##### ENTRIES
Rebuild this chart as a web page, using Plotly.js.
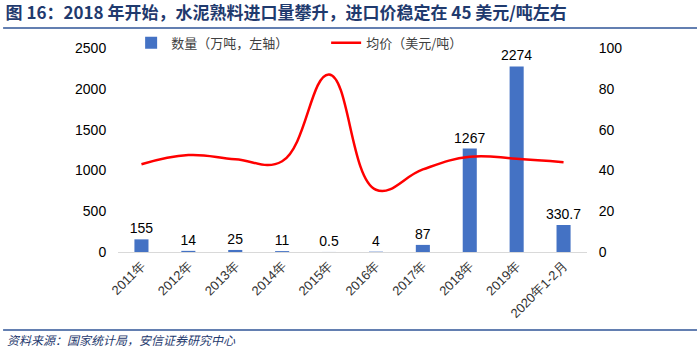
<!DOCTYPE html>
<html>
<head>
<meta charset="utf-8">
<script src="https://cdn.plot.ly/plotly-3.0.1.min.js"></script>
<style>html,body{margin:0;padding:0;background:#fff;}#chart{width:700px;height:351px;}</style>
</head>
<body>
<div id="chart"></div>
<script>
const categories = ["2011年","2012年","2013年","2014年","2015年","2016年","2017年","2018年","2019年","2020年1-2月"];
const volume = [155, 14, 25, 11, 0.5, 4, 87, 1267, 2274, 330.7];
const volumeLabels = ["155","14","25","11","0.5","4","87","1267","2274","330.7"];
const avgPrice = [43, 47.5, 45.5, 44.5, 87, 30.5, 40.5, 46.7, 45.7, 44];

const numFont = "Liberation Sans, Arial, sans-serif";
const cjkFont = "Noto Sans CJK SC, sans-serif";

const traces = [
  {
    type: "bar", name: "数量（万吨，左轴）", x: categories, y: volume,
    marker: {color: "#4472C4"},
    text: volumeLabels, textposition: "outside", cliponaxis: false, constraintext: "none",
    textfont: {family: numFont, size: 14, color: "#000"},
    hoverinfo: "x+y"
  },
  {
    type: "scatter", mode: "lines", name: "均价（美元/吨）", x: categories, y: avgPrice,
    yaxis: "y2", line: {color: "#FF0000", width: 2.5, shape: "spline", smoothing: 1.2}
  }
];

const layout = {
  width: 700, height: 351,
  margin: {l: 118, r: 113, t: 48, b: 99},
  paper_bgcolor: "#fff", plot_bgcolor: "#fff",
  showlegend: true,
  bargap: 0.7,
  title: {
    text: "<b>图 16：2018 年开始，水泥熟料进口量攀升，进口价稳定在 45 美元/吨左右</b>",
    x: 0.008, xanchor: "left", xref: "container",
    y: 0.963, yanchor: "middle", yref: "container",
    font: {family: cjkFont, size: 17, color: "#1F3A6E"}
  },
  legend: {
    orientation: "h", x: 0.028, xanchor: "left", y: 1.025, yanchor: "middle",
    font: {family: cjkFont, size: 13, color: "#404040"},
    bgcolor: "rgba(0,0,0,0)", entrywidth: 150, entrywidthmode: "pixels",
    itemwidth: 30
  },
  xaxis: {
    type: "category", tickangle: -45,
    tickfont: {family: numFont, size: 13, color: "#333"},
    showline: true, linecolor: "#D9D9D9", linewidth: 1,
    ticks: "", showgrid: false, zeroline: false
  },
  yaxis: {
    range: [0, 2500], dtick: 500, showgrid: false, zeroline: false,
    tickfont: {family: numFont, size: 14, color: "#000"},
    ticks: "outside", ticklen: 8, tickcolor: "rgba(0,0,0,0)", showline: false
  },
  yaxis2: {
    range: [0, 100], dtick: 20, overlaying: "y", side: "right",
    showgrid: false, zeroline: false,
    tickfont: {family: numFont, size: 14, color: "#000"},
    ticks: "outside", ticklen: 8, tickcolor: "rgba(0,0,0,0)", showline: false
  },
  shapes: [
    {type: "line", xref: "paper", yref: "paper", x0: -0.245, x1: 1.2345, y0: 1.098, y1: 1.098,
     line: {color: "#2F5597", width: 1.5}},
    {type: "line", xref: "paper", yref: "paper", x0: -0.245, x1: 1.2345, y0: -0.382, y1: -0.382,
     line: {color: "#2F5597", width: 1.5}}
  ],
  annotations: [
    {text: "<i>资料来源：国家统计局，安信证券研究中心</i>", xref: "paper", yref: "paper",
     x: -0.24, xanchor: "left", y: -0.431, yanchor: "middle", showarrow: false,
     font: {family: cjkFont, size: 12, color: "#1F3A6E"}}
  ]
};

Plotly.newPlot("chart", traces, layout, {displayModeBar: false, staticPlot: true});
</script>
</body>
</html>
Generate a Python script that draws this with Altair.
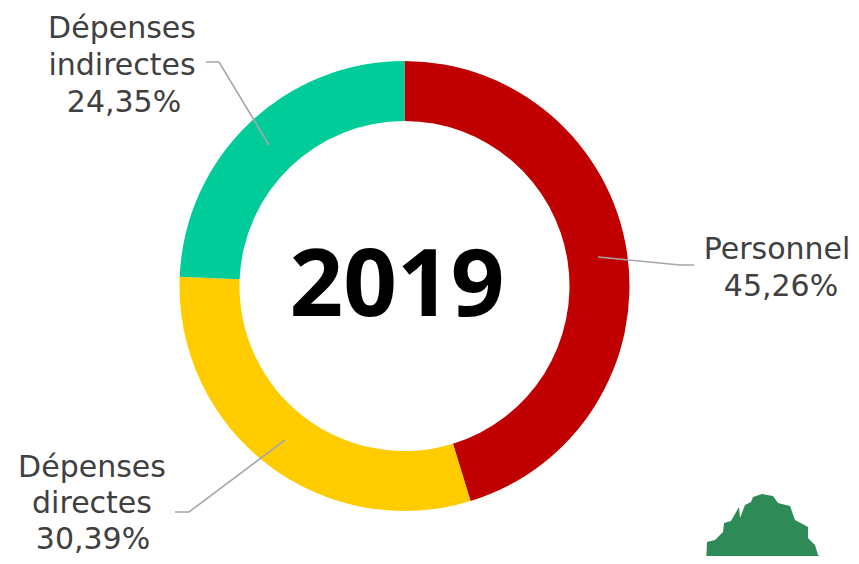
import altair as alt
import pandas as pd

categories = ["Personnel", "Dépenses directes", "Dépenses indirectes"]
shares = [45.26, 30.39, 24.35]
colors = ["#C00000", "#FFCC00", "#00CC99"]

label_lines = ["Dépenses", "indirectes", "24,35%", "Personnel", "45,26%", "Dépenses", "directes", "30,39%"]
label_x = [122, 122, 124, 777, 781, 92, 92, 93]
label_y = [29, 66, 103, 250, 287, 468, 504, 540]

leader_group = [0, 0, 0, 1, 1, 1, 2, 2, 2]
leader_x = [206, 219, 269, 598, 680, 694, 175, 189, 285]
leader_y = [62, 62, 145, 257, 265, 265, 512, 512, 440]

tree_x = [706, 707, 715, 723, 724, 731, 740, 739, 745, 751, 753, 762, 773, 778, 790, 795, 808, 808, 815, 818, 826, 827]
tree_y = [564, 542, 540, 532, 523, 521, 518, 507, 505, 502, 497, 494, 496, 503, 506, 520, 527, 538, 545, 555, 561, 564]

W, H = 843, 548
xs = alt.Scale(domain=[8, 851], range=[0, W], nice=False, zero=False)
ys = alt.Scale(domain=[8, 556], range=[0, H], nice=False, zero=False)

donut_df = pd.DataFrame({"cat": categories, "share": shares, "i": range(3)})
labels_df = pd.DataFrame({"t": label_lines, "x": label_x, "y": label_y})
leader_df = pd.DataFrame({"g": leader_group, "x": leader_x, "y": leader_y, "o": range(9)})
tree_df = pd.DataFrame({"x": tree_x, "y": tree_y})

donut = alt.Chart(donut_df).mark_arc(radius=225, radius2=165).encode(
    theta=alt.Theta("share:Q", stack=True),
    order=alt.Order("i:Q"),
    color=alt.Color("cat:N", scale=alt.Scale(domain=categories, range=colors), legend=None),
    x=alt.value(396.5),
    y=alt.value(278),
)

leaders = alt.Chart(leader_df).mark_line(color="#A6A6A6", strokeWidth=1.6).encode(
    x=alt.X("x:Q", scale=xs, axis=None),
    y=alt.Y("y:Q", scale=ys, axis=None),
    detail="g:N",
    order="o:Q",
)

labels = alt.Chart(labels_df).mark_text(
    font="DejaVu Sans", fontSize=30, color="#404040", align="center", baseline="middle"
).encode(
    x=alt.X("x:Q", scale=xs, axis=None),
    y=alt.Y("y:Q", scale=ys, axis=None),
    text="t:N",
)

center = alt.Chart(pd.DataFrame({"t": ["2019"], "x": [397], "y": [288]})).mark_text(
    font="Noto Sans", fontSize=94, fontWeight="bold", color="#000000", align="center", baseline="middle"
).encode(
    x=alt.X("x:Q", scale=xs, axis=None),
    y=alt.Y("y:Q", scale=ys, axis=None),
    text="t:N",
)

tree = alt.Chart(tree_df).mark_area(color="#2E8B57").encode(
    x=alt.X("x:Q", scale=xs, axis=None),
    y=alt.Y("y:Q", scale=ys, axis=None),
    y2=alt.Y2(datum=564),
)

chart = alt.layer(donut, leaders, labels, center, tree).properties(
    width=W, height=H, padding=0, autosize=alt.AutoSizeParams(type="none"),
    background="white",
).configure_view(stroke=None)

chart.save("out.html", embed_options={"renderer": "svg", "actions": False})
##########
EXERCISE AIM: Leave the images out and output the remaining material exactly as it stands.

SOLUTION FOR THIS EXERCISE:
Rebuild this chart as a web page, using Plotly.js.
<!DOCTYPE html>
<html>
<head>
<meta charset="utf-8">
<script src="https://cdn.plot.ly/plotly-3.0.1.min.js"></script>
<style>html,body{margin:0;padding:0;background:#fff;}#chart{width:700px;height:351px;}</style>
</head>
<body>
<div id="chart"></div>
<script>
const categories = ["2011年","2012年","2013年","2014年","2015年","2016年","2017年","2018年","2019年","2020年1-2月"];
const volume = [155, 14, 25, 11, 0.5, 4, 87, 1267, 2274, 330.7];
const volumeLabels = ["155","14","25","11","0.5","4","87","1267","2274","330.7"];
const avgPrice = [43, 47.5, 45.5, 44.5, 87, 30.5, 40.5, 46.7, 45.7, 44];

const numFont = "Liberation Sans, Arial, sans-serif";
const cjkFont = "Noto Sans CJK SC, sans-serif";

const traces = [
  {
    type: "bar", name: "数量（万吨，左轴）", x: categories, y: volume,
    marker: {color: "#4472C4"},
    text: volumeLabels, textposition: "outside", cliponaxis: false, constraintext: "none",
    textfont: {family: numFont, size: 14, color: "#000"},
    hoverinfo: "x+y"
  },
  {
    type: "scatter", mode: "lines", name: "均价（美元/吨）", x: categories, y: avgPrice,
    yaxis: "y2", line: {color: "#FF0000", width: 2.5, shape: "spline", smoothing: 1.2}
  }
];

const layout = {
  width: 700, height: 351,
  margin: {l: 118, r: 113, t: 48, b: 99},
  paper_bgcolor: "#fff", plot_bgcolor: "#fff",
  showlegend: true,
  bargap: 0.7,
  title: {
    text: "<b>图 16：2018 年开始，水泥熟料进口量攀升，进口价稳定在 45 美元/吨左右</b>",
    x: 0.008, xanchor: "left", xref: "container",
    y: 0.963, yanchor: "middle", yref: "container",
    font: {family: cjkFont, size: 17, color: "#1F3A6E"}
  },
  legend: {
    orientation: "h", x: 0.028, xanchor: "left", y: 1.025, yanchor: "middle",
    font: {family: cjkFont, size: 13, color: "#404040"},
    bgcolor: "rgba(0,0,0,0)", entrywidth: 150, entrywidthmode: "pixels",
    itemwidth: 30
  },
  xaxis: {
    type: "category", tickangle: -45,
    tickfont: {family: numFont, size: 13, color: "#333"},
    showline: true, linecolor: "#D9D9D9", linewidth: 1,
    ticks: "", showgrid: false, zeroline: false
  },
  yaxis: {
    range: [0, 2500], dtick: 500, showgrid: false, zeroline: false,
    tickfont: {family: numFont, size: 14, color: "#000"},
    ticks: "outside", ticklen: 8, tickcolor: "rgba(0,0,0,0)", showline: false
  },
  yaxis2: {
    range: [0, 100], dtick: 20, overlaying: "y", side: "right",
    showgrid: false, zeroline: false,
    tickfont: {family: numFont, size: 14, color: "#000"},
    ticks: "outside", ticklen: 8, tickcolor: "rgba(0,0,0,0)", showline: false
  },
  shapes: [
    {type: "line", xref: "paper", yref: "paper", x0: -0.245, x1: 1.2345, y0: 1.098, y1: 1.098,
     line: {color: "#2F5597", width: 1.5}},
    {type: "line", xref: "paper", yref: "paper", x0: -0.245, x1: 1.2345, y0: -0.382, y1: -0.382,
     line: {color: "#2F5597", width: 1.5}}
  ],
  annotations: [
    {text: "<i>资料来源：国家统计局，安信证券研究中心</i>", xref: "paper", yref: "paper",
     x: -0.24, xanchor: "left", y: -0.431, yanchor: "middle", showarrow: false,
     font: {family: cjkFont, size: 12, color: "#1F3A6E"}}
  ]
};

Plotly.newPlot("chart", traces, layout, {displayModeBar: false, staticPlot: true});
</script>
</body>
</html>
Generate a Python script that draws this with Altair.
import altair as alt
import pandas as pd

categories = ["Personnel", "Dépenses directes", "Dépenses indirectes"]
shares = [45.26, 30.39, 24.35]
colors = ["#C00000", "#FFCC00", "#00CC99"]

label_lines = ["Dépenses", "indirectes", "24,35%", "Personnel", "45,26%", "Dépenses", "directes", "30,39%"]
label_x = [122, 122, 124, 777, 781, 92, 92, 93]
label_y = [29, 66, 103, 250, 287, 468, 504, 540]

leader_group = [0, 0, 0, 1, 1, 1, 2, 2, 2]
leader_x = [206, 219, 269, 598, 680, 694, 175, 189, 285]
leader_y = [62, 62, 145, 257, 265, 265, 512, 512, 440]

tree_x = [706, 707, 715, 723, 724, 731, 740, 739, 745, 751, 753, 762, 773, 778, 790, 795, 808, 808, 815, 818, 826, 827]
tree_y = [564, 542, 540, 532, 523, 521, 518, 507, 505, 502, 497, 494, 496, 503, 506, 520, 527, 538, 545, 555, 561, 564]

W, H = 843, 548
xs = alt.Scale(domain=[8, 851], range=[0, W], nice=False, zero=False)
ys = alt.Scale(domain=[8, 556], range=[0, H], nice=False, zero=False)

donut_df = pd.DataFrame({"cat": categories, "share": shares, "i": range(3)})
labels_df = pd.DataFrame({"t": label_lines, "x": label_x, "y": label_y})
leader_df = pd.DataFrame({"g": leader_group, "x": leader_x, "y": leader_y, "o": range(9)})
tree_df = pd.DataFrame({"x": tree_x, "y": tree_y})

donut = alt.Chart(donut_df).mark_arc(radius=225, radius2=165).encode(
    theta=alt.Theta("share:Q", stack=True),
    order=alt.Order("i:Q"),
    color=alt.Color("cat:N", scale=alt.Scale(domain=categories, range=colors), legend=None),
    x=alt.value(396.5),
    y=alt.value(278),
)

leaders = alt.Chart(leader_df).mark_line(color="#A6A6A6", strokeWidth=1.6).encode(
    x=alt.X("x:Q", scale=xs, axis=None),
    y=alt.Y("y:Q", scale=ys, axis=None),
    detail="g:N",
    order="o:Q",
)

labels = alt.Chart(labels_df).mark_text(
    font="DejaVu Sans", fontSize=30, color="#404040", align="center", baseline="middle"
).encode(
    x=alt.X("x:Q", scale=xs, axis=None),
    y=alt.Y("y:Q", scale=ys, axis=None),
    text="t:N",
)

center = alt.Chart(pd.DataFrame({"t": ["2019"], "x": [397], "y": [288]})).mark_text(
    font="Noto Sans", fontSize=94, fontWeight="bold", color="#000000", align="center", baseline="middle"
).encode(
    x=alt.X("x:Q", scale=xs, axis=None),
    y=alt.Y("y:Q", scale=ys, axis=None),
    text="t:N",
)

tree = alt.Chart(tree_df).mark_area(color="#2E8B57").encode(
    x=alt.X("x:Q", scale=xs, axis=None),
    y=alt.Y("y:Q", scale=ys, axis=None),
    y2=alt.Y2(datum=564),
)

chart = alt.layer(donut, leaders, labels, center, tree).properties(
    width=W, height=H, padding=0, autosize=alt.AutoSizeParams(type="none"),
    background="white",
).configure_view(stroke=None)

chart.save("out.html", embed_options={"renderer": "svg", "actions": False})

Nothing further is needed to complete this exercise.